▶ **Supplied data**:
>>>

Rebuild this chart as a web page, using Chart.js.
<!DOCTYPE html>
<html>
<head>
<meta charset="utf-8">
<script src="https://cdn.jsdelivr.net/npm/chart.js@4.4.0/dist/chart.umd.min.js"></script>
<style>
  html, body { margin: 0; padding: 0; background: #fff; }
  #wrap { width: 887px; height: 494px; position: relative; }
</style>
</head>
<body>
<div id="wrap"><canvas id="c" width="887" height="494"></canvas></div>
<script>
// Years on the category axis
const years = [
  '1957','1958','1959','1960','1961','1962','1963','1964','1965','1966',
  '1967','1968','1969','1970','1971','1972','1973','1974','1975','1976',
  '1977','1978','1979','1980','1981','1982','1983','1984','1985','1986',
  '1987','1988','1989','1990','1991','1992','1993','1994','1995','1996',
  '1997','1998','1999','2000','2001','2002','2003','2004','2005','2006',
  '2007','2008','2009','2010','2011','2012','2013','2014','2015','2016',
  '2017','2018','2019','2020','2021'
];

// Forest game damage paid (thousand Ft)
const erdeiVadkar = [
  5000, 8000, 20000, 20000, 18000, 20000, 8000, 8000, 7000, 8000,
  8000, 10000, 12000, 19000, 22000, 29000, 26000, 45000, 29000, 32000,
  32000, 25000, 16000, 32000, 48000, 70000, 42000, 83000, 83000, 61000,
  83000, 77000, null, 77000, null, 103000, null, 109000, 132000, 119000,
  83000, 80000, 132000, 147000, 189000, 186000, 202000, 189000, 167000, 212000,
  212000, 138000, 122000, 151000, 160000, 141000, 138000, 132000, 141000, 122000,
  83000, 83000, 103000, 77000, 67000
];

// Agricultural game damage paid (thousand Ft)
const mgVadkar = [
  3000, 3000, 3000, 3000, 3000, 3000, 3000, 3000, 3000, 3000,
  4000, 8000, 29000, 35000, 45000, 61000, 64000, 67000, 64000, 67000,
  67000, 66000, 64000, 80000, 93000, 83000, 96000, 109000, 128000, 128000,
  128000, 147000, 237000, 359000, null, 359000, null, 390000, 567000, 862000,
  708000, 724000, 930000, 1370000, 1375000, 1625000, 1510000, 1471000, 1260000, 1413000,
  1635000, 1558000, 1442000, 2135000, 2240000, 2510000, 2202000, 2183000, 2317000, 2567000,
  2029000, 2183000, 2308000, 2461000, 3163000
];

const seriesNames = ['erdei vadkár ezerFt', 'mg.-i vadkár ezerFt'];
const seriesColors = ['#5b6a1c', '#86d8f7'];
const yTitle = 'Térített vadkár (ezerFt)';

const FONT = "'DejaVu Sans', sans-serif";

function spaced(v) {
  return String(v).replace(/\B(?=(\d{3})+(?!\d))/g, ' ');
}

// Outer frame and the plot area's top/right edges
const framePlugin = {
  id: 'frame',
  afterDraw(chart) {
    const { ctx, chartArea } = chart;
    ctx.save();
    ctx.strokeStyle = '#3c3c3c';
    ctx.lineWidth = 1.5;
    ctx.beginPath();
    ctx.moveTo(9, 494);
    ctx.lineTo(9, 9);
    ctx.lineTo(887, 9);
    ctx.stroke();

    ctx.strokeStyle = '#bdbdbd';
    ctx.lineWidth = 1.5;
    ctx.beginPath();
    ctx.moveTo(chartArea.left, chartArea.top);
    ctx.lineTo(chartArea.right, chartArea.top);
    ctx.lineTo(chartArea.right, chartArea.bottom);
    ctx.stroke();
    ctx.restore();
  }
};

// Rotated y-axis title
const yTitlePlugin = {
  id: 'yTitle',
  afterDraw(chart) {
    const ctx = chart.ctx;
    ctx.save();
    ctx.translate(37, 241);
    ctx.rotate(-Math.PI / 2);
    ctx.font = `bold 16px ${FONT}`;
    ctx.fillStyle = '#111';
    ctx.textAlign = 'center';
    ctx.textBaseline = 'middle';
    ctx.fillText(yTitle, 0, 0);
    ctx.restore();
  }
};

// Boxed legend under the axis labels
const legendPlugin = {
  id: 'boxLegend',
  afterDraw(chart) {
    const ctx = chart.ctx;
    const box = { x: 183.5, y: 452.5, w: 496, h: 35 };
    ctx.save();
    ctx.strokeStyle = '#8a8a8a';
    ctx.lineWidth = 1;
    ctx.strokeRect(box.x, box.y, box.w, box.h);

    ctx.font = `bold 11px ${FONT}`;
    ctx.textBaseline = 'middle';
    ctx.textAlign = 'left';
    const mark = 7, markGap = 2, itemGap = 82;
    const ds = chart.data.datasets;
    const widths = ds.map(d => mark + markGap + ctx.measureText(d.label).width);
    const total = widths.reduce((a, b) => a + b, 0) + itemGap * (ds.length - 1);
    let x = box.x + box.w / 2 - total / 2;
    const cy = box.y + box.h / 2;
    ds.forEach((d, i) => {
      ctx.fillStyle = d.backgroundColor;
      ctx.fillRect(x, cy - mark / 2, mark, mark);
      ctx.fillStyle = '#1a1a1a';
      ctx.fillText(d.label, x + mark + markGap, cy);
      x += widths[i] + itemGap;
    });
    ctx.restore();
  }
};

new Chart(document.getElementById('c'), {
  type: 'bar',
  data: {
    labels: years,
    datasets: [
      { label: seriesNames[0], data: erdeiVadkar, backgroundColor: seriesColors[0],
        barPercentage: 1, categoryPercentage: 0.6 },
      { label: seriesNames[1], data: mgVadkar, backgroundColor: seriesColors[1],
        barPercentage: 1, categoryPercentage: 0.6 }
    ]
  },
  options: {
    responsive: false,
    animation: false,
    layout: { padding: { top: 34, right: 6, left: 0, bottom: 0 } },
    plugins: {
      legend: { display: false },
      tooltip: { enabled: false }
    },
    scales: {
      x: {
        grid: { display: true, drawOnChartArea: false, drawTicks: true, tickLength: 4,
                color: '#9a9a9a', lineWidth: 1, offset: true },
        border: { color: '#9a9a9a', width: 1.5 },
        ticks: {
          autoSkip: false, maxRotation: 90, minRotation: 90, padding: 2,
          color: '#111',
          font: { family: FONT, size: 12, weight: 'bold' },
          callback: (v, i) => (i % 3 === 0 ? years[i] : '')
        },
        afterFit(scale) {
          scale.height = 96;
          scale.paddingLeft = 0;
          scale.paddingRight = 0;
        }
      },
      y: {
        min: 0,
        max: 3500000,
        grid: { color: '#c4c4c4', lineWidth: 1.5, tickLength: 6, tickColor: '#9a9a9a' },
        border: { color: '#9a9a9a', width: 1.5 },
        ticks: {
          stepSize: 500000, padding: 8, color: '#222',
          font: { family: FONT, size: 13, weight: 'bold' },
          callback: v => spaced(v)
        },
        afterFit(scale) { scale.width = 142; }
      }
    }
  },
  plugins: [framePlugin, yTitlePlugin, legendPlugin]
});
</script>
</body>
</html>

<<<

▶ **Exercise requirements**:
Set down every line of the listing above again, exactly as given.

▶ **Reply to the task**:
Rebuild this chart as a web page, using Chart.js.
<!DOCTYPE html>
<html>
<head>
<meta charset="utf-8">
<script src="https://cdn.jsdelivr.net/npm/chart.js@4.4.0/dist/chart.umd.min.js"></script>
<style>
  html, body { margin: 0; padding: 0; background: #fff; }
  #wrap { width: 887px; height: 494px; position: relative; }
</style>
</head>
<body>
<div id="wrap"><canvas id="c" width="887" height="494"></canvas></div>
<script>
// Years on the category axis
const years = [
  '1957','1958','1959','1960','1961','1962','1963','1964','1965','1966',
  '1967','1968','1969','1970','1971','1972','1973','1974','1975','1976',
  '1977','1978','1979','1980','1981','1982','1983','1984','1985','1986',
  '1987','1988','1989','1990','1991','1992','1993','1994','1995','1996',
  '1997','1998','1999','2000','2001','2002','2003','2004','2005','2006',
  '2007','2008','2009','2010','2011','2012','2013','2014','2015','2016',
  '2017','2018','2019','2020','2021'
];

// Forest game damage paid (thousand Ft)
const erdeiVadkar = [
  5000, 8000, 20000, 20000, 18000, 20000, 8000, 8000, 7000, 8000,
  8000, 10000, 12000, 19000, 22000, 29000, 26000, 45000, 29000, 32000,
  32000, 25000, 16000, 32000, 48000, 70000, 42000, 83000, 83000, 61000,
  83000, 77000, null, 77000, null, 103000, null, 109000, 132000, 119000,
  83000, 80000, 132000, 147000, 189000, 186000, 202000, 189000, 167000, 212000,
  212000, 138000, 122000, 151000, 160000, 141000, 138000, 132000, 141000, 122000,
  83000, 83000, 103000, 77000, 67000
];

// Agricultural game damage paid (thousand Ft)
const mgVadkar = [
  3000, 3000, 3000, 3000, 3000, 3000, 3000, 3000, 3000, 3000,
  4000, 8000, 29000, 35000, 45000, 61000, 64000, 67000, 64000, 67000,
  67000, 66000, 64000, 80000, 93000, 83000, 96000, 109000, 128000, 128000,
  128000, 147000, 237000, 359000, null, 359000, null, 390000, 567000, 862000,
  708000, 724000, 930000, 1370000, 1375000, 1625000, 1510000, 1471000, 1260000, 1413000,
  1635000, 1558000, 1442000, 2135000, 2240000, 2510000, 2202000, 2183000, 2317000, 2567000,
  2029000, 2183000, 2308000, 2461000, 3163000
];

const seriesNames = ['erdei vadkár ezerFt', 'mg.-i vadkár ezerFt'];
const seriesColors = ['#5b6a1c', '#86d8f7'];
const yTitle = 'Térített vadkár (ezerFt)';

const FONT = "'DejaVu Sans', sans-serif";

function spaced(v) {
  return String(v).replace(/\B(?=(\d{3})+(?!\d))/g, ' ');
}

// Outer frame and the plot area's top/right edges
const framePlugin = {
  id: 'frame',
  afterDraw(chart) {
    const { ctx, chartArea } = chart;
    ctx.save();
    ctx.strokeStyle = '#3c3c3c';
    ctx.lineWidth = 1.5;
    ctx.beginPath();
    ctx.moveTo(9, 494);
    ctx.lineTo(9, 9);
    ctx.lineTo(887, 9);
    ctx.stroke();

    ctx.strokeStyle = '#bdbdbd';
    ctx.lineWidth = 1.5;
    ctx.beginPath();
    ctx.moveTo(chartArea.left, chartArea.top);
    ctx.lineTo(chartArea.right, chartArea.top);
    ctx.lineTo(chartArea.right, chartArea.bottom);
    ctx.stroke();
    ctx.restore();
  }
};

// Rotated y-axis title
const yTitlePlugin = {
  id: 'yTitle',
  afterDraw(chart) {
    const ctx = chart.ctx;
    ctx.save();
    ctx.translate(37, 241);
    ctx.rotate(-Math.PI / 2);
    ctx.font = `bold 16px ${FONT}`;
    ctx.fillStyle = '#111';
    ctx.textAlign = 'center';
    ctx.textBaseline = 'middle';
    ctx.fillText(yTitle, 0, 0);
    ctx.restore();
  }
};

// Boxed legend under the axis labels
const legendPlugin = {
  id: 'boxLegend',
  afterDraw(chart) {
    const ctx = chart.ctx;
    const box = { x: 183.5, y: 452.5, w: 496, h: 35 };
    ctx.save();
    ctx.strokeStyle = '#8a8a8a';
    ctx.lineWidth = 1;
    ctx.strokeRect(box.x, box.y, box.w, box.h);

    ctx.font = `bold 11px ${FONT}`;
    ctx.textBaseline = 'middle';
    ctx.textAlign = 'left';
    const mark = 7, markGap = 2, itemGap = 82;
    const ds = chart.data.datasets;
    const widths = ds.map(d => mark + markGap + ctx.measureText(d.label).width);
    const total = widths.reduce((a, b) => a + b, 0) + itemGap * (ds.length - 1);
    let x = box.x + box.w / 2 - total / 2;
    const cy = box.y + box.h / 2;
    ds.forEach((d, i) => {
      ctx.fillStyle = d.backgroundColor;
      ctx.fillRect(x, cy - mark / 2, mark, mark);
      ctx.fillStyle = '#1a1a1a';
      ctx.fillText(d.label, x + mark + markGap, cy);
      x += widths[i] + itemGap;
    });
    ctx.restore();
  }
};

new Chart(document.getElementById('c'), {
  type: 'bar',
  data: {
    labels: years,
    datasets: [
      { label: seriesNames[0], data: erdeiVadkar, backgroundColor: seriesColors[0],
        barPercentage: 1, categoryPercentage: 0.6 },
      { label: seriesNames[1], data: mgVadkar, backgroundColor: seriesColors[1],
        barPercentage: 1, categoryPercentage: 0.6 }
    ]
  },
  options: {
    responsive: false,
    animation: false,
    layout: { padding: { top: 34, right: 6, left: 0, bottom: 0 } },
    plugins: {
      legend: { display: false },
      tooltip: { enabled: false }
    },
    scales: {
      x: {
        grid: { display: true, drawOnChartArea: false, drawTicks: true, tickLength: 4,
                color: '#9a9a9a', lineWidth: 1, offset: true },
        border: { color: '#9a9a9a', width: 1.5 },
        ticks: {
          autoSkip: false, maxRotation: 90, minRotation: 90, padding: 2,
          color: '#111',
          font: { family: FONT, size: 12, weight: 'bold' },
          callback: (v, i) => (i % 3 === 0 ? years[i] : '')
        },
        afterFit(scale) {
          scale.height = 96;
          scale.paddingLeft = 0;
          scale.paddingRight = 0;
        }
      },
      y: {
        min: 0,
        max: 3500000,
        grid: { color: '#c4c4c4', lineWidth: 1.5, tickLength: 6, tickColor: '#9a9a9a' },
        border: { color: '#9a9a9a', width: 1.5 },
        ticks: {
          stepSize: 500000, padding: 8, color: '#222',
          font: { family: FONT, size: 13, weight: 'bold' },
          callback: v => spaced(v)
        },
        afterFit(scale) { scale.width = 142; }
      }
    }
  },
  plugins: [framePlugin, yTitlePlugin, legendPlugin]
});
</script>
</body>
</html>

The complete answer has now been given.